## begin DATASET EXCERPT
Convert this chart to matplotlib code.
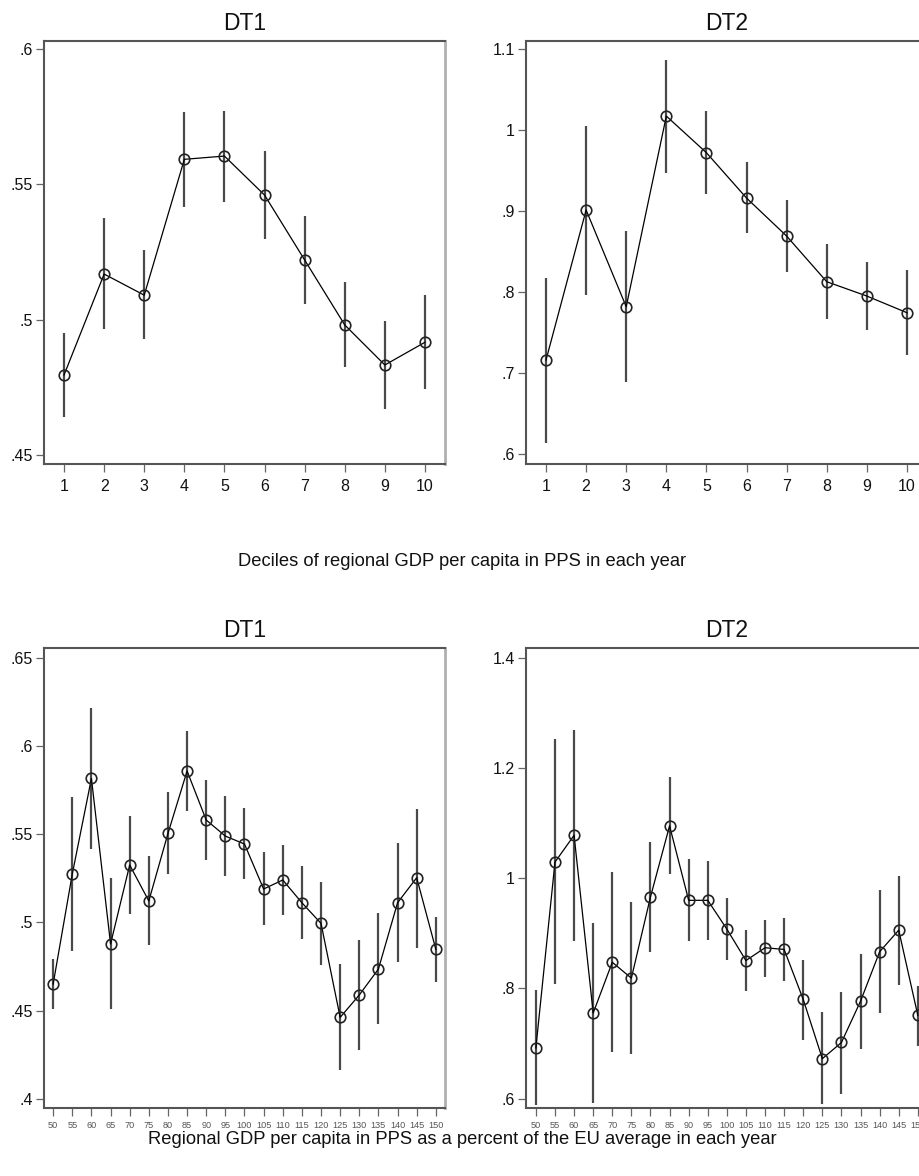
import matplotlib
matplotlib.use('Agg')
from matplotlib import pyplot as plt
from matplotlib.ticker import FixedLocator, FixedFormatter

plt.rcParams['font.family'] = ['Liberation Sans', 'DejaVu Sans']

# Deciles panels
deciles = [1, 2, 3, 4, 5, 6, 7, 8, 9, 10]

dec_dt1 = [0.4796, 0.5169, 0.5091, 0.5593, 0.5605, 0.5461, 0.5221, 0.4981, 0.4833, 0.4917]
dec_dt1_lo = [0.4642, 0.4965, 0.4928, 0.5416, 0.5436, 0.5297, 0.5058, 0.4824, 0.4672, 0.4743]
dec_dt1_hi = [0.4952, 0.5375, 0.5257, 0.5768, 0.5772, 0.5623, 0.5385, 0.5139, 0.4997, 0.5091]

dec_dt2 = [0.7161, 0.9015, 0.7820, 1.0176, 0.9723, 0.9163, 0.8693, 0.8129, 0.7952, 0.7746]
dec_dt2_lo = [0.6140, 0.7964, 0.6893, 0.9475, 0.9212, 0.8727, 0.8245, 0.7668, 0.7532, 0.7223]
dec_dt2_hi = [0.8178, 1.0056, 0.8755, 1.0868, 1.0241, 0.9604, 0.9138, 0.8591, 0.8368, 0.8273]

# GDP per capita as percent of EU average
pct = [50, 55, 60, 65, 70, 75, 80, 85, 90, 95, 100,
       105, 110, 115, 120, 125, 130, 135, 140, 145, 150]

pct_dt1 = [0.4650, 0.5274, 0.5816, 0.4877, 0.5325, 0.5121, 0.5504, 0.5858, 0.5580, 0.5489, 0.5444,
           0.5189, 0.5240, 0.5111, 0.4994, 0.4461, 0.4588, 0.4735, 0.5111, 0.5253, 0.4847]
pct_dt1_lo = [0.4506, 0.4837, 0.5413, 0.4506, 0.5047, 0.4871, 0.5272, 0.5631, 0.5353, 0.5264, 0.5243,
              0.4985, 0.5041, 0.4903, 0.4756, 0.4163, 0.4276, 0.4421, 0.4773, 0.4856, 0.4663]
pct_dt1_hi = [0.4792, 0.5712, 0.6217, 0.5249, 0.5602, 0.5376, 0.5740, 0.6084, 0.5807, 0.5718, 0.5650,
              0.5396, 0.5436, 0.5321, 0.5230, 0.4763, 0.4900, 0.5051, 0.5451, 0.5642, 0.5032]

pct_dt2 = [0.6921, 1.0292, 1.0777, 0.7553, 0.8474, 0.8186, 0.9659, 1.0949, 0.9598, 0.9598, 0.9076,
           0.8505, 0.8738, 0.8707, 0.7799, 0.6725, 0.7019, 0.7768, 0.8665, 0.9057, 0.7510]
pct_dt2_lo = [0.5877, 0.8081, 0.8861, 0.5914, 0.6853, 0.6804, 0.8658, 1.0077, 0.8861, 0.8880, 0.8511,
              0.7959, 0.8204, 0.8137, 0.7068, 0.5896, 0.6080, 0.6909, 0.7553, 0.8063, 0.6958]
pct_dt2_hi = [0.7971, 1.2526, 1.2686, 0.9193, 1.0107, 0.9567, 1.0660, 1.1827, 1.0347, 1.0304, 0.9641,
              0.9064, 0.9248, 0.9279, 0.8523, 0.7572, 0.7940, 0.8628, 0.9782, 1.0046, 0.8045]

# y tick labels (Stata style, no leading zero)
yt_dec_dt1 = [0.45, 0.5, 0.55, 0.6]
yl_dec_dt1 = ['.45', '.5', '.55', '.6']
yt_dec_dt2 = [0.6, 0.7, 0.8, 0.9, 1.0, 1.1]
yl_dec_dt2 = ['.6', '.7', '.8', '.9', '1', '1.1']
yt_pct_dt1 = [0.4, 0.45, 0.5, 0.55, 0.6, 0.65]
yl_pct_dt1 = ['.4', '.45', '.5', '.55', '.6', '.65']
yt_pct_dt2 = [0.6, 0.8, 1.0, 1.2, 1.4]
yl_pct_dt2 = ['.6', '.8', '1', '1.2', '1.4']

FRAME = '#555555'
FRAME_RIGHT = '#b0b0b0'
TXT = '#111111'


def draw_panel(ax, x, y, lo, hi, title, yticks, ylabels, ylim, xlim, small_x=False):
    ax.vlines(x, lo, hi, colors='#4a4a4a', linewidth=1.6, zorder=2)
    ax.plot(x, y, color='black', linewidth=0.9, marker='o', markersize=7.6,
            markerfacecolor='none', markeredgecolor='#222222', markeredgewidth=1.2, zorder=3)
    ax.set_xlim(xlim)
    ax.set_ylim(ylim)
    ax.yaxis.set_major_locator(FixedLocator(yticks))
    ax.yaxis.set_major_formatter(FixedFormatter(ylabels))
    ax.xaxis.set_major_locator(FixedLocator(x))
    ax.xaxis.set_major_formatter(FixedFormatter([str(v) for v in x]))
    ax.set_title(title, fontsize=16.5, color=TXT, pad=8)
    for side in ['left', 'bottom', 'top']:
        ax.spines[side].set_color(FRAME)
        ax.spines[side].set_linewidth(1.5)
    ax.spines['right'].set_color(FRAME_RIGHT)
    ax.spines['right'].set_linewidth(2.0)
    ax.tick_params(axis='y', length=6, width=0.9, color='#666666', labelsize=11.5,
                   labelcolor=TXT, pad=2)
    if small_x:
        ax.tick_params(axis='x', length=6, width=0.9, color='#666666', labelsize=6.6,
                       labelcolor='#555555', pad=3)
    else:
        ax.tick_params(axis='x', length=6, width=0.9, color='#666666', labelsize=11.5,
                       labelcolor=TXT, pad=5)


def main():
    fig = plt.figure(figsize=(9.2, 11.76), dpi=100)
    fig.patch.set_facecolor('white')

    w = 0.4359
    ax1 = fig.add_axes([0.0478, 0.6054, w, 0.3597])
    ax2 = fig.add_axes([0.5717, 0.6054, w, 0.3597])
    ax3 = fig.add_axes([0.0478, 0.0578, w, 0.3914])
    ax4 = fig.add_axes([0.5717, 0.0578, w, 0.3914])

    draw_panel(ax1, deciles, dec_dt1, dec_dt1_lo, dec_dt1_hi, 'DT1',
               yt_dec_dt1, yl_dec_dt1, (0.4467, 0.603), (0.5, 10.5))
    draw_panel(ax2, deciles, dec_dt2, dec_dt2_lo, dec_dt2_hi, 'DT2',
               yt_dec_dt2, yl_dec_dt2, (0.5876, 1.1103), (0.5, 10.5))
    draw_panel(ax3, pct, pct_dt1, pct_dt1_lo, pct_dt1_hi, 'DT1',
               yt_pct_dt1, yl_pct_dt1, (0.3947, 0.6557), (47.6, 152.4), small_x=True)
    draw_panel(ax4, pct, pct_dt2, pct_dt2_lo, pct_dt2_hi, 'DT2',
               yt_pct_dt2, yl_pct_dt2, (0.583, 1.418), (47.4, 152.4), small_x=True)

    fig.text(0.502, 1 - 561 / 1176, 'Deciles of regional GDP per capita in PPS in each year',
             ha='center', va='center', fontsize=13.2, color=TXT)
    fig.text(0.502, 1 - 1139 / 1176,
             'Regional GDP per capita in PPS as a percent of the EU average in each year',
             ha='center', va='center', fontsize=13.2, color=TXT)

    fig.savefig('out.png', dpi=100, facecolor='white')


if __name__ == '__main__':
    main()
## end DATASET EXCERPT
-- TASK BRIEF --
Your task is to reproduce exactly the lines from the start of the data above through the line containing "deciles = [1, 2, 3, 4, 5, 6, 7, 8, 9, 10]", leaving every picture out.

-- TASK RESPONSE --
Convert this chart to matplotlib code.
import matplotlib
matplotlib.use('Agg')
from matplotlib import pyplot as plt
from matplotlib.ticker import FixedLocator, FixedFormatter

plt.rcParams['font.family'] = ['Liberation Sans', 'DejaVu Sans']

# Deciles panels
deciles = [1, 2, 3, 4, 5, 6, 7, 8, 9, 10]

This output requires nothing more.